The traditional framework treats the asset allocation as the primary decision and accepts whatever volatility the market happens to deliver. The volatility targeting framework inverts this: it treats the risk budget as the primary decision and varies the allocation to keep actual risk within that budget.

This inversion has practical consequences that extend beyond the immediate technique. It implies that the right question before adding any position is not “what return do I expect?” but “what risk am I currently bearing, and does this position fit within my risk budget given current market conditions?” It implies that portfolio rebalancing should be triggered by risk drift, not just weight drift. It implies that the sizing decision is ongoing and dynamic, not a one-time allocation choice.

Volatility targeting is one implementation of a broader principle: that risk management is a continuous input to portfolio construction, not a periodic audit. The next question in this line of reasoning is about the research process itself — specifically, whether the strategies that claim to offer systematic edges actually do.

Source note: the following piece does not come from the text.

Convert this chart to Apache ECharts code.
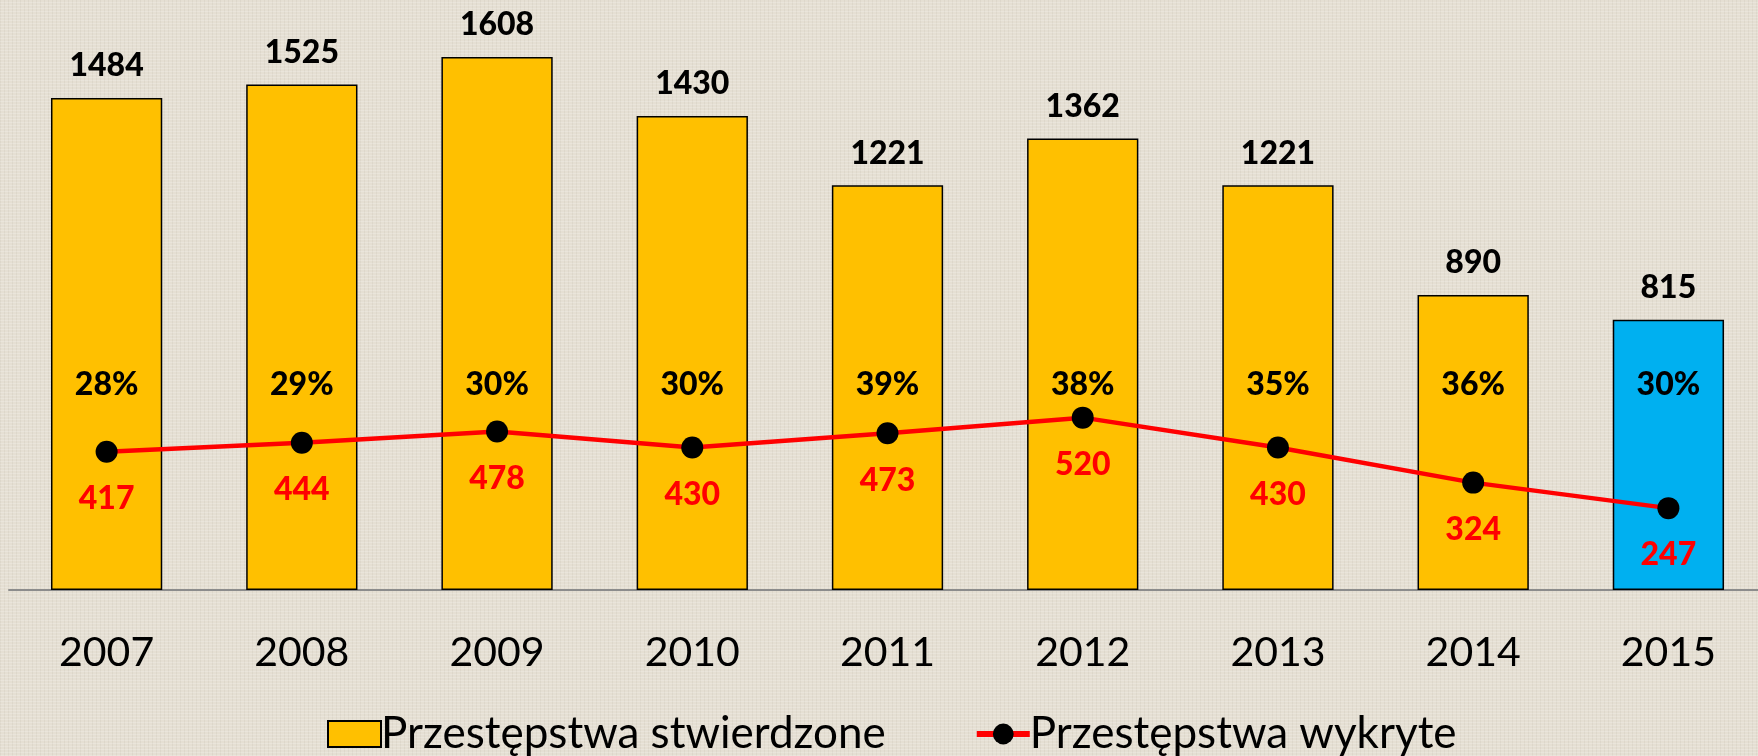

The next analysis examines why most quantitative research is wrong — and why the overfitting epidemic makes backtests the least trustworthy evidence in finance.


References: Moreira and Muir (2017), “Volatility-Managed Portfolios,” Journal of Finance, Vol. 72, No. 4. Barroso and Santa-Clara (2015), “Momentum Has Its Moments,” Journal of Financial Economics, Vol. 116, No. 1. Harvey, Liu, Zhu, et al. (2018), analysis of managed volatility across risk premia. GARCH volatility clustering: Engle (1982), “Autoregressive Conditional Heteroscedasticity with Estimates of the Variance of United Kingdom Inflation,” Econometrica.